The Kid is a baby left abandoned, reluctantly, by its mother (Edna Purviance) in the backseat of a car with a handwritten note. The car is found by thieves and when they discover a baby, they leave the baby on a dirt path near some ramshackle homes. The Little Tramp (Charlie Chaplin) finds the baby and tries to place it in someone else's stroller yet the screaming child finds its way back to the Tramp. So he takes the baby, trying in vain to avoid the police, and the baby eventually grows up to becomes the Kid (Jackie Coogan) who lives with the Tramp and becomes his partner-in-a-minor-crime. The Kid throws stones at neighbors' windows and the Tramp fixes them with window panes he carries on his back as he just happens to walk by them. The one major cop catches on and there's expected tomfoolery with the Tramp and the Kid as they scurry around the streets.
Meanwhile, the mother who abandoned the Kid becomes a major movie star and runs a children's charity. She unknowingly runs into the scruffy Kid (named John by the Tramp). After a fight with another kid where John is winning with his singular punches, trouble brews when a call-in doctor checking on an ill John discovers that the Tramp is not John's father. It is back to the orphanage and it is here where we get one of the most moving scenes in silent cinema. Jackie Coogan's John screams for the Tramp to help him while the Tramp is being held by the cop and the driver from the orphanage.
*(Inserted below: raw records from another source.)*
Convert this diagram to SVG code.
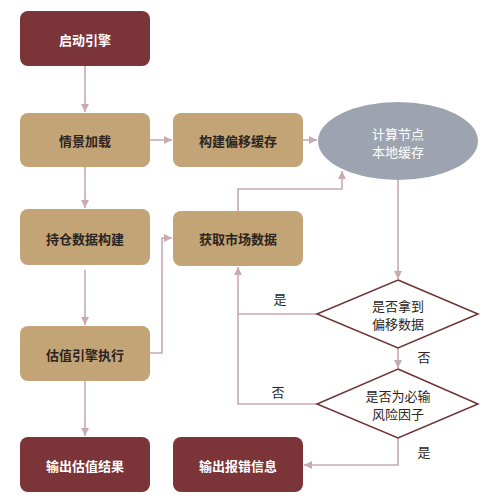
<svg xmlns="http://www.w3.org/2000/svg" width="500" height="503" viewBox="0 0 500 503">
<style>
.dark{fill:#7b3538}
.tan{fill:#c3a476}
.ell{fill:#9da4b0}
.dia{fill:#ffffff;stroke:#6e3334;stroke-width:1.5}
.t{font-family:"Noto Sans CJK SC","Noto Sans CJK JP",sans-serif;font-size:13px;font-weight:bold;text-anchor:middle;dominant-baseline:central}
.tw{fill:#ffffff}
.tb{fill:#2b2420}
.tn{font-family:"Noto Sans CJK SC","Noto Sans CJK JP",sans-serif;font-size:13px;text-anchor:middle;dominant-baseline:central;fill:#2b2420}
.c{fill:none;stroke:#c9aab1;stroke-width:1.6}
</style>
<defs>
<marker id="ah" markerUnits="userSpaceOnUse" markerWidth="10" markerHeight="10" refX="8" refY="4" orient="auto">
<path d="M0,0 L8,4 L0,8 z" fill="#c9aab1"/>
</marker>
</defs>
<rect width="500" height="503" fill="#ffffff"/>
<g id="connectors">
<path class="c" d="M85,66 V112" marker-end="url(#ah)"/>
<path class="c" d="M150,140 H172" marker-end="url(#ah)"/>
<path class="c" d="M303,140 H317" marker-end="url(#ah)"/>
<path class="c" d="M85,167 V208" marker-end="url(#ah)"/>
<path class="c" d="M85,270 V325" marker-end="url(#ah)"/>
<path class="c" d="M150,353 H162 V238 H172" marker-end="url(#ah)"/>
<path class="c" d="M238,211 V189 H342 V171" marker-end="url(#ah)"/>
<path class="c" d="M398,180 V279" marker-end="url(#ah)"/>
<path class="c" d="M317,314 H238 V267" marker-end="url(#ah)"/>
<path class="c" d="M398,348 V368" marker-end="url(#ah)"/>
<path class="c" d="M317,404 H238 V314"/>
<path class="c" d="M398,438 V465 H304" marker-end="url(#ah)"/>
<path class="c" d="M85,381 V436" marker-end="url(#ah)"/>
<text class="tn" x="280" y="298">是</text>
<text class="tn" x="424" y="356">否</text>
<text class="tn" x="278" y="391">否</text>
<text class="tn" x="424" y="451">是</text>
</g>
<g id="n1"><rect class="dark" x="20" y="11" width="130" height="55" rx="8"/><text class="t tw" x="85" y="39">启动引擎</text></g>
<g id="n2"><rect class="tan" x="20" y="113" width="130" height="54" rx="8"/><text class="t tb" x="85" y="140">情景加载</text></g>
<g id="n3"><rect class="tan" x="173" y="113" width="130" height="54" rx="8"/><text class="t tb" x="238" y="140">构建偏移缓存</text></g>
<g id="n4"><ellipse class="ell" cx="398" cy="141" rx="80" ry="39"/><text class="tn" x="398" y="133" fill="#ffffff" style="fill:#ffffff">计算节点</text><text class="tn" x="398" y="151" style="fill:#ffffff">本地缓存</text></g>
<g id="n5"><rect class="tan" x="20" y="209" width="130" height="56" rx="8"/><text class="t tb" x="85" y="238">持仓数据构建</text></g>
<g id="n6"><rect class="tan" x="173" y="211" width="130" height="55" rx="8"/><text class="t tb" x="238" y="238">获取市场数据</text></g>
<g id="n7"><rect class="tan" x="20" y="326" width="130" height="55" rx="8"/><text class="t tb" x="85" y="354">估值引擎执行</text></g>
<g id="n8"><polygon class="dia" points="398,280 478,314 398,348 317,314"/><text class="tn" x="398" y="305">是否拿到</text><text class="tn" x="398" y="323">偏移数据</text></g>
<g id="n9"><polygon class="dia" points="398,369 478,404 398,438 317,404"/><text class="tn" x="398" y="395">是否为必输</text><text class="tn" x="398" y="413">风险因子</text></g>
<g id="n10"><rect class="dark" x="20" y="437" width="130" height="55" rx="8"/><text class="t tw" x="85" y="465">输出估值结果</text></g>
<g id="n11"><rect class="dark" x="173" y="437" width="130" height="55" rx="8"/><text class="t tw" x="238" y="465">输出报错信息</text></g>
</svg>
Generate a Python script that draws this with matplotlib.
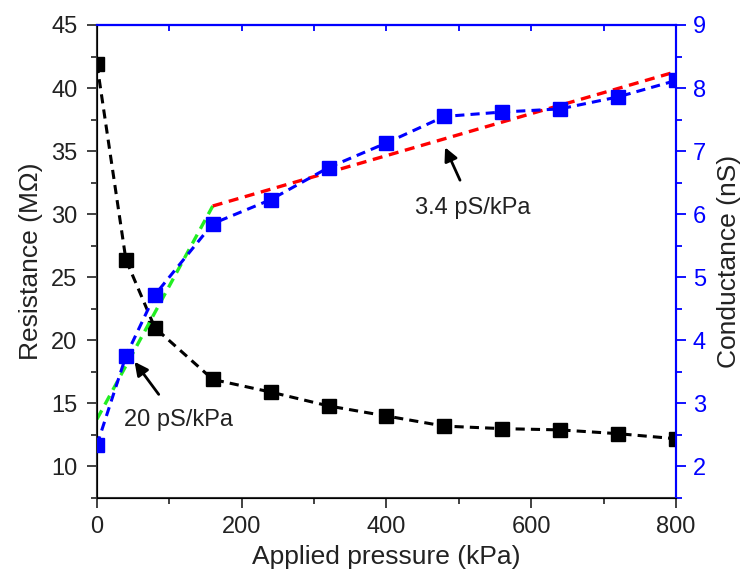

It is here where Coogan displays with enough honest emotion and grit why he was possibly the greatest child actor of that time.
"The Kid" does fall into some heavy dramatic scenes and they are expertly acted and emotionally true. Still I am sure that anytime we see Chaplin's poor Little Tramp, we expect to laugh on occasion. The movie veers into some laughter yet it is rather infrequent, especially for a one-hour flick or its six reels. I felt a little lost during John's fight with a bully which goes on for an eternity. And there is a finale involving a dream with angels that didn't seem suited to what preceded it. I respect "The Kid" and I can't say it isn't lovable and packed with a few thrills here and there and Jackie Coogan's Kid is unforgettable. Maybe I expect more from the Tramp or from Charlie Chaplin - it still falls short of greatness.